(Task to carry out):
Everything from the line with "Recreate this image" down to the line with "plt.rcParams['axes.unicode_minus'] = False" below must be printed exactly, those two lines included. Exclude pictures.

(Dataset records):
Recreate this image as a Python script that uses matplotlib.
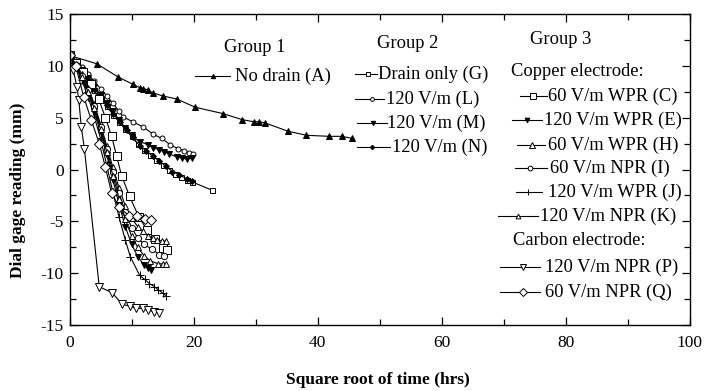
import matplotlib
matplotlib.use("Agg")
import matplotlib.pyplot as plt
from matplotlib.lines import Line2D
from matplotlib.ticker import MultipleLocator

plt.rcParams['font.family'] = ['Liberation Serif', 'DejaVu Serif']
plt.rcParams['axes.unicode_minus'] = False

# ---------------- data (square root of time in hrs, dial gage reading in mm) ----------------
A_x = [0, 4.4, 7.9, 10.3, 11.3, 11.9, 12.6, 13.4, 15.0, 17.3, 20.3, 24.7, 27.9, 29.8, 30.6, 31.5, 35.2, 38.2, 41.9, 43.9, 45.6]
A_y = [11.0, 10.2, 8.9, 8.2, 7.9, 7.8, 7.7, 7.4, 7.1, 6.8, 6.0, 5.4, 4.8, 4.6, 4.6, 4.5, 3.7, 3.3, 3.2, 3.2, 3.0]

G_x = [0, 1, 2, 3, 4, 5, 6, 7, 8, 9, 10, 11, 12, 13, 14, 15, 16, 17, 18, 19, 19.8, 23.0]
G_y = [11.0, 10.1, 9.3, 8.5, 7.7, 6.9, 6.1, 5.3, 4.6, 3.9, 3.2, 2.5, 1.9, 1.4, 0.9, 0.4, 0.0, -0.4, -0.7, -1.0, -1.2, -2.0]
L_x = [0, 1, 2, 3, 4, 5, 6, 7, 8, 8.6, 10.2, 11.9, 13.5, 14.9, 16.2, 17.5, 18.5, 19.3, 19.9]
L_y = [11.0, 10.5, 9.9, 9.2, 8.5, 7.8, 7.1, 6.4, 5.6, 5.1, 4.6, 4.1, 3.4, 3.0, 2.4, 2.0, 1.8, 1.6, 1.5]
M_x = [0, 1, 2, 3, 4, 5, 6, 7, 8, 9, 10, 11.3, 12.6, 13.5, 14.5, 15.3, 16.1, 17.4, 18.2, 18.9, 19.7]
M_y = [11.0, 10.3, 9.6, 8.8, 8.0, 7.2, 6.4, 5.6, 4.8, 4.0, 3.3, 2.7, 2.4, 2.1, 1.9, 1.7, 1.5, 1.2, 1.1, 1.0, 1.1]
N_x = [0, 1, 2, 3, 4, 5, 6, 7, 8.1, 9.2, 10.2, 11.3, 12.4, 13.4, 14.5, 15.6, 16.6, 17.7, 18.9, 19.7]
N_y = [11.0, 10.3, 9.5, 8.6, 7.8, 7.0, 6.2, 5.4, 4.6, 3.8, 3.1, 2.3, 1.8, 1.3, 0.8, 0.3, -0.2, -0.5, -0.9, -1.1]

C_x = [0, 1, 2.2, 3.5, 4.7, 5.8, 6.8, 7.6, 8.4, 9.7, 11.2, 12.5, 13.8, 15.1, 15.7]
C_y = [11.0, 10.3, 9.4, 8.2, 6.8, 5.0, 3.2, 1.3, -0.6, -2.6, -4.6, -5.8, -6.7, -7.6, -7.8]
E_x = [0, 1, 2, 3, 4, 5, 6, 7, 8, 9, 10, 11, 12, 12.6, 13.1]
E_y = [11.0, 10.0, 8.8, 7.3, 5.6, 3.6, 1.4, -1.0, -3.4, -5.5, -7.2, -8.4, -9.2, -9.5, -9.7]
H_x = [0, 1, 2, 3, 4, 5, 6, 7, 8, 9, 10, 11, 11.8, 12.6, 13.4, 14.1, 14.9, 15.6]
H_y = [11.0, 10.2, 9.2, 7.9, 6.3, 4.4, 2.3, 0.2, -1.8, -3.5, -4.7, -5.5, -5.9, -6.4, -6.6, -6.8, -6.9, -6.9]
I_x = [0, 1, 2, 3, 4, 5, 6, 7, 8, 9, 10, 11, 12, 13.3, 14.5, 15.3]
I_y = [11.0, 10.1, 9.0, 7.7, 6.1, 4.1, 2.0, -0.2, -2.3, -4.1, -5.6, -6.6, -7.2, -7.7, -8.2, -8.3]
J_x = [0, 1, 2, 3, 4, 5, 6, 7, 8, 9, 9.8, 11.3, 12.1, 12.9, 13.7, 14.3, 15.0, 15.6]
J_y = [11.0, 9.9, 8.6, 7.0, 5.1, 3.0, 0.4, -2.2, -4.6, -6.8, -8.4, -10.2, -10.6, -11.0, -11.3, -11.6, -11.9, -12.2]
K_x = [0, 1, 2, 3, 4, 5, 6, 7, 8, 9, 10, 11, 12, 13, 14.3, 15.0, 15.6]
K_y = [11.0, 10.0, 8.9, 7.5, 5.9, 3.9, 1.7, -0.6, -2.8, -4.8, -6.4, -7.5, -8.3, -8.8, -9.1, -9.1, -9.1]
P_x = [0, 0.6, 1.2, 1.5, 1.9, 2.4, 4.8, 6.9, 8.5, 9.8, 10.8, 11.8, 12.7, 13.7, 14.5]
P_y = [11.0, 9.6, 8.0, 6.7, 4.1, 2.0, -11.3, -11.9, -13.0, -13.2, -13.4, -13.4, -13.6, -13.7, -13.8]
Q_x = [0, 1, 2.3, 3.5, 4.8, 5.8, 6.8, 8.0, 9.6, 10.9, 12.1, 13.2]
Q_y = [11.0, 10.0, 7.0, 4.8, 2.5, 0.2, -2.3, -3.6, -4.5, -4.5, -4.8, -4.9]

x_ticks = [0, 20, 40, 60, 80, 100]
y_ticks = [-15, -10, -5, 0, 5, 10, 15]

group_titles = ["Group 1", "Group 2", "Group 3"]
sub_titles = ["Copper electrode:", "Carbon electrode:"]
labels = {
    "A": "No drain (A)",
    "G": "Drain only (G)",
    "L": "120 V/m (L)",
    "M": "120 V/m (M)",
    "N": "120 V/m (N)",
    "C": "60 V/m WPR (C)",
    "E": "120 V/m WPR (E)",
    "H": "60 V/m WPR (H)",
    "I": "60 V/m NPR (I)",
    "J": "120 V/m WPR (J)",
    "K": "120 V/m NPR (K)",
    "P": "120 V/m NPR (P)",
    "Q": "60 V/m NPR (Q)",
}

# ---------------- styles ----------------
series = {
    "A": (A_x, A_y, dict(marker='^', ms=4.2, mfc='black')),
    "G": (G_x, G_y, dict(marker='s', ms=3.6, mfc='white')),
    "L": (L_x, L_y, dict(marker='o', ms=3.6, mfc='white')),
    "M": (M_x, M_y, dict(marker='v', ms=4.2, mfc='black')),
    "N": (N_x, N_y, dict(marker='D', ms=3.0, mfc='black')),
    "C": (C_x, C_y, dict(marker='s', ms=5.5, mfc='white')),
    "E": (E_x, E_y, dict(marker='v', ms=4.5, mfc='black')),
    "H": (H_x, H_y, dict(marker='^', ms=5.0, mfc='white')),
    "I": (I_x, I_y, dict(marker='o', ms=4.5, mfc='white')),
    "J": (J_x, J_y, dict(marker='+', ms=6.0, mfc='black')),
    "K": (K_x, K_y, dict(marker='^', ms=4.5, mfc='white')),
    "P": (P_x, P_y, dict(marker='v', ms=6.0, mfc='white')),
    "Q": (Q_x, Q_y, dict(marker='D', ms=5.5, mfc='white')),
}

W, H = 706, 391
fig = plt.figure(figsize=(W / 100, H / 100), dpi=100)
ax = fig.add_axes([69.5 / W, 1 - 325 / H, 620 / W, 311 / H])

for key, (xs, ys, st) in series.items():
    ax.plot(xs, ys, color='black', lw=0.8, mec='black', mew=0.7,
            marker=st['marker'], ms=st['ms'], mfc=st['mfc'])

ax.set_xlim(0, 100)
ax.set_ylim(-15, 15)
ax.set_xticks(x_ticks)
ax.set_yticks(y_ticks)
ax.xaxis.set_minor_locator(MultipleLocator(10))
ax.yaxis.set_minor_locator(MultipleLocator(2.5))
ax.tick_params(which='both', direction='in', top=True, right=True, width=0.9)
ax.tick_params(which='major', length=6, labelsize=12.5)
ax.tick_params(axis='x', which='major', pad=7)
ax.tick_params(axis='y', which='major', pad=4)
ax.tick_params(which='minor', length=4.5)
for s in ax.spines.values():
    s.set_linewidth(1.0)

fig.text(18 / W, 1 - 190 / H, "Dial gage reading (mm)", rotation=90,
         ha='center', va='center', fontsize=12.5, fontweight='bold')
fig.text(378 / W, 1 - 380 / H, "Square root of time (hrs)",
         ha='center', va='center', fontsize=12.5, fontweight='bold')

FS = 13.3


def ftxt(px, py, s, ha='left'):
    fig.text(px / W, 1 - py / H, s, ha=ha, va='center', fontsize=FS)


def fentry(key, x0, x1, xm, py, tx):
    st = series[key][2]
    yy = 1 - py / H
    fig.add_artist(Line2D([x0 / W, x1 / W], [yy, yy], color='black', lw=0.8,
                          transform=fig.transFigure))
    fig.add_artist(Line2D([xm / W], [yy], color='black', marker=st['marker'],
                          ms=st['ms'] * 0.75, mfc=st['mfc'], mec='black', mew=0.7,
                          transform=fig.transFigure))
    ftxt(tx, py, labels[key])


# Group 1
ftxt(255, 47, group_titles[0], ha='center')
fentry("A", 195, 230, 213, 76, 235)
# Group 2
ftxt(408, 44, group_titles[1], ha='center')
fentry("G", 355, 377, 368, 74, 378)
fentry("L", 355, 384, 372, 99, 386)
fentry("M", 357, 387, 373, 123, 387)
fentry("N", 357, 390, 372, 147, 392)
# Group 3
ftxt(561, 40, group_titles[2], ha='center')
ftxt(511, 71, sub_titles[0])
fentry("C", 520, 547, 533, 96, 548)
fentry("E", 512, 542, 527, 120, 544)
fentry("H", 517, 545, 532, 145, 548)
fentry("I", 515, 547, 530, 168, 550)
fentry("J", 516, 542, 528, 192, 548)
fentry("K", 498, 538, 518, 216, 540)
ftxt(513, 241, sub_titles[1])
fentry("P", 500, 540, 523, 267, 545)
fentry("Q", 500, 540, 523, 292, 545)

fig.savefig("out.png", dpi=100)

==

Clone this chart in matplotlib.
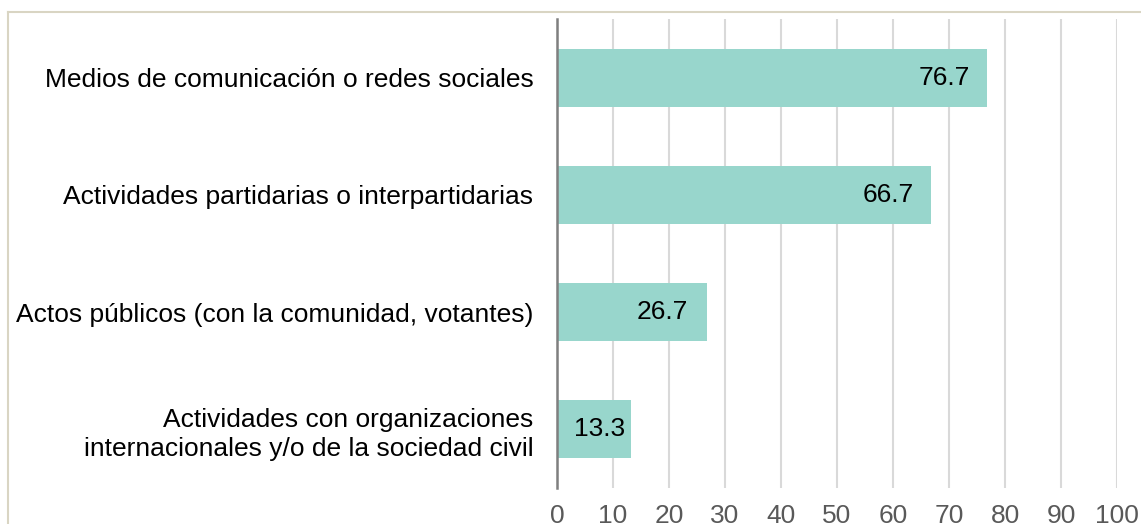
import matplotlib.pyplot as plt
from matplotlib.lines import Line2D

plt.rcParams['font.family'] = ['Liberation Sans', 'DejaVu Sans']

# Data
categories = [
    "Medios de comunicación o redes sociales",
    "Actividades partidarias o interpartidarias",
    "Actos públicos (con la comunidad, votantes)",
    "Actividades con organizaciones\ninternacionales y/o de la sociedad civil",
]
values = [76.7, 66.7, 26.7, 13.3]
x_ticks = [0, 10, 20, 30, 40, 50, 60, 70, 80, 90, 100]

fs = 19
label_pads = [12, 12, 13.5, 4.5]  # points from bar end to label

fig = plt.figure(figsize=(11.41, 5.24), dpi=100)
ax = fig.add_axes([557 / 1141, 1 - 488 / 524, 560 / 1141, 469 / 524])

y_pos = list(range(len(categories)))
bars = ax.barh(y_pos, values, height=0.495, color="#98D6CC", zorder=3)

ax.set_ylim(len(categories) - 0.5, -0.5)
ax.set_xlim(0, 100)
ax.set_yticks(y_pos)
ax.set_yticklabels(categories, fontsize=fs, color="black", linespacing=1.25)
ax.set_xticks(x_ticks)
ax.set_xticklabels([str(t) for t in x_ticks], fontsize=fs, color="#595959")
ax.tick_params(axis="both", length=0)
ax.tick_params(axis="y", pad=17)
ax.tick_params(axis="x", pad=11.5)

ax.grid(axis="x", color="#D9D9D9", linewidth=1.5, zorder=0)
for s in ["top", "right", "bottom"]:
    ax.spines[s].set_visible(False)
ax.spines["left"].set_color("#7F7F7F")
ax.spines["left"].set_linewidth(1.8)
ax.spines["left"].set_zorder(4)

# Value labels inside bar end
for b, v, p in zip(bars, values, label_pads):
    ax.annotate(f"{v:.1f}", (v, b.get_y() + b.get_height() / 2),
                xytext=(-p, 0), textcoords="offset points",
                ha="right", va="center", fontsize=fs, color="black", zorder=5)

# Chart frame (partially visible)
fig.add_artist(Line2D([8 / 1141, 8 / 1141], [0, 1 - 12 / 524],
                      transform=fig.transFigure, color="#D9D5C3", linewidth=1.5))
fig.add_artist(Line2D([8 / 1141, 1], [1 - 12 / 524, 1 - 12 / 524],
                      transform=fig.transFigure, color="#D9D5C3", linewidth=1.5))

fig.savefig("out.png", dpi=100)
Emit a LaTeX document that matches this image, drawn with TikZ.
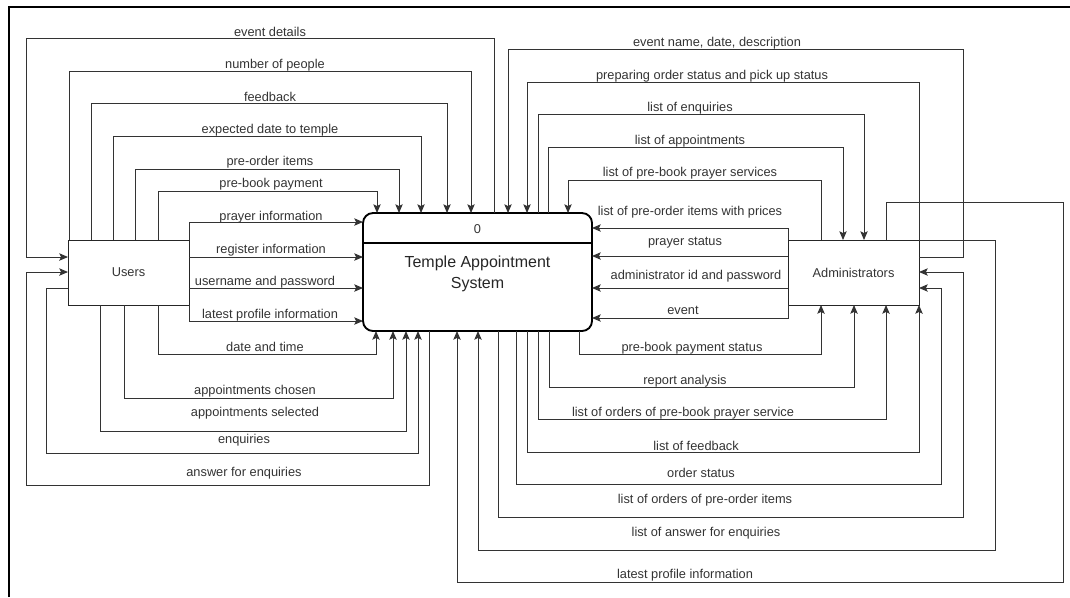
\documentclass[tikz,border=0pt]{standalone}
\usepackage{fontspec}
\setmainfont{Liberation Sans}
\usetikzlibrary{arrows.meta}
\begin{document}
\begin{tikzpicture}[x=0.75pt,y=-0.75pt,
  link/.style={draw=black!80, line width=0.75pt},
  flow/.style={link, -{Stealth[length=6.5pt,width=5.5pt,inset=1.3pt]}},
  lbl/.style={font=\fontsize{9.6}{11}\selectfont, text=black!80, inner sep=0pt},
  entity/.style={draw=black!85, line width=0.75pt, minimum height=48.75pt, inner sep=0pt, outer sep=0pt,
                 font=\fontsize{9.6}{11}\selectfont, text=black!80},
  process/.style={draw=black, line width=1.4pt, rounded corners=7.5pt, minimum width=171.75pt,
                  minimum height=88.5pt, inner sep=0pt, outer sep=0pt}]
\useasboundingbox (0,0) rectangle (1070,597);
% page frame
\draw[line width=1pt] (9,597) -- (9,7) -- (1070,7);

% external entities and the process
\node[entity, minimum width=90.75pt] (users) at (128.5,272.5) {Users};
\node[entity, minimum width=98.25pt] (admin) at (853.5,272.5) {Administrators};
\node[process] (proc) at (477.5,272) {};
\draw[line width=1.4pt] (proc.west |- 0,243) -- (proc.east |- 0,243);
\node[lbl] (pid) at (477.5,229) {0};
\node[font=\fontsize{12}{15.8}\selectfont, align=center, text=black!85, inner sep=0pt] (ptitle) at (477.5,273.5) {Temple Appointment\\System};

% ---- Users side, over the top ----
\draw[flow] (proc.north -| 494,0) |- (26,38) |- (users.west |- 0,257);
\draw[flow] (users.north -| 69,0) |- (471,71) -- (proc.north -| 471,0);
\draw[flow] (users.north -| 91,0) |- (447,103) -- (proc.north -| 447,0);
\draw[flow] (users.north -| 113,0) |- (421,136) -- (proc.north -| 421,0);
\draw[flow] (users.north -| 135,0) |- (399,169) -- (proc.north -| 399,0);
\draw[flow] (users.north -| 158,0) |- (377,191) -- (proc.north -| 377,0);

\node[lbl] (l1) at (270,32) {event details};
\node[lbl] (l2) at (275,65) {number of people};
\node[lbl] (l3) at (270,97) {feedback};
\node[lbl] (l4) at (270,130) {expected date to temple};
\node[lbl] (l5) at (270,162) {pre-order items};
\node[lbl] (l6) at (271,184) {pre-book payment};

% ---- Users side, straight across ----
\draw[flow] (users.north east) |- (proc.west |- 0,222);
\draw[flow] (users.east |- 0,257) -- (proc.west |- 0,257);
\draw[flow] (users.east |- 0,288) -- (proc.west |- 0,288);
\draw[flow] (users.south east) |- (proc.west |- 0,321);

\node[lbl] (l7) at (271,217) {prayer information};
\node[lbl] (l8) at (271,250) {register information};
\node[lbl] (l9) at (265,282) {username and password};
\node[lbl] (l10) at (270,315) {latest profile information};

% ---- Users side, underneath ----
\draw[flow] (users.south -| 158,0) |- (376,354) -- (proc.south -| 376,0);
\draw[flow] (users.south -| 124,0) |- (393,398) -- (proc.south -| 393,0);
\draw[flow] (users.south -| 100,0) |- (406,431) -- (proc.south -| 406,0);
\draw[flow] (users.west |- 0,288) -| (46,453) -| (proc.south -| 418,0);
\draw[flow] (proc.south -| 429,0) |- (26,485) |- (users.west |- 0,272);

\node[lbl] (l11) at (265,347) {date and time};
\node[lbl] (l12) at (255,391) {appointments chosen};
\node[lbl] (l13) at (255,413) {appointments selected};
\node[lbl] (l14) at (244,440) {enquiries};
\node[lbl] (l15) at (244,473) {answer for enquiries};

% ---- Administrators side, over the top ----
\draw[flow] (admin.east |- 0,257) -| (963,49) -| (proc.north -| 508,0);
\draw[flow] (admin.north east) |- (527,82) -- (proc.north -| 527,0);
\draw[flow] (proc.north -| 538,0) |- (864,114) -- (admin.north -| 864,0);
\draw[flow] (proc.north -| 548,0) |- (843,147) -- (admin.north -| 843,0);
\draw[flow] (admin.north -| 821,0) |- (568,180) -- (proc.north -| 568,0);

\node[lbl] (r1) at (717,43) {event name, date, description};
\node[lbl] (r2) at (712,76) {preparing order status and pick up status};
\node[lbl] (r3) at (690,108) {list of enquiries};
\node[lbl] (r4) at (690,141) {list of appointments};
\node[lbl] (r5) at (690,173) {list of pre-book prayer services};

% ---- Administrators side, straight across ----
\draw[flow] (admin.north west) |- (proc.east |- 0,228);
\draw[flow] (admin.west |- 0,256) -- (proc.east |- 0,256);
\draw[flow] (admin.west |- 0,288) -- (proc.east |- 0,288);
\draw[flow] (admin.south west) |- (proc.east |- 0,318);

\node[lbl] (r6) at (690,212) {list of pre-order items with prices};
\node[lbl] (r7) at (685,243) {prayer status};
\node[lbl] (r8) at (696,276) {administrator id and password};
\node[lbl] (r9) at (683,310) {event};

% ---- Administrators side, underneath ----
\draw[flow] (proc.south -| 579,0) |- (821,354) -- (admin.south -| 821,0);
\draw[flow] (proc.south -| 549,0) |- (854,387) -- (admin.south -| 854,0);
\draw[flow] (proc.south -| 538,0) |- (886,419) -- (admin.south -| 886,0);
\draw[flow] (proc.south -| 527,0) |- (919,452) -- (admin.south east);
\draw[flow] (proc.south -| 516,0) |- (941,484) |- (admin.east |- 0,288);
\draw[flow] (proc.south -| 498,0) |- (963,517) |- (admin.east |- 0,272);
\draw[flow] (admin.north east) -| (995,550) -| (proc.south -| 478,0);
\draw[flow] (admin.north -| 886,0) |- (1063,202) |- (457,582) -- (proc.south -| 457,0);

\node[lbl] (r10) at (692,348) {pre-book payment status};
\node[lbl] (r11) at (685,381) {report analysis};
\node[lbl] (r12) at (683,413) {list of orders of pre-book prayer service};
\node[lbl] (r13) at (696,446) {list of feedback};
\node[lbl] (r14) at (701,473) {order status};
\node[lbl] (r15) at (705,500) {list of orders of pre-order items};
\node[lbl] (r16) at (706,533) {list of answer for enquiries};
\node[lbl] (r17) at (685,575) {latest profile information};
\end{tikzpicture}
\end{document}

(Complete answer):
Recreate this image as a Python script that uses matplotlib.
import matplotlib
matplotlib.use("Agg")
import matplotlib.pyplot as plt
from matplotlib.lines import Line2D
from matplotlib.ticker import MultipleLocator

plt.rcParams['font.family'] = ['Liberation Serif', 'DejaVu Serif']
plt.rcParams['axes.unicode_minus'] = False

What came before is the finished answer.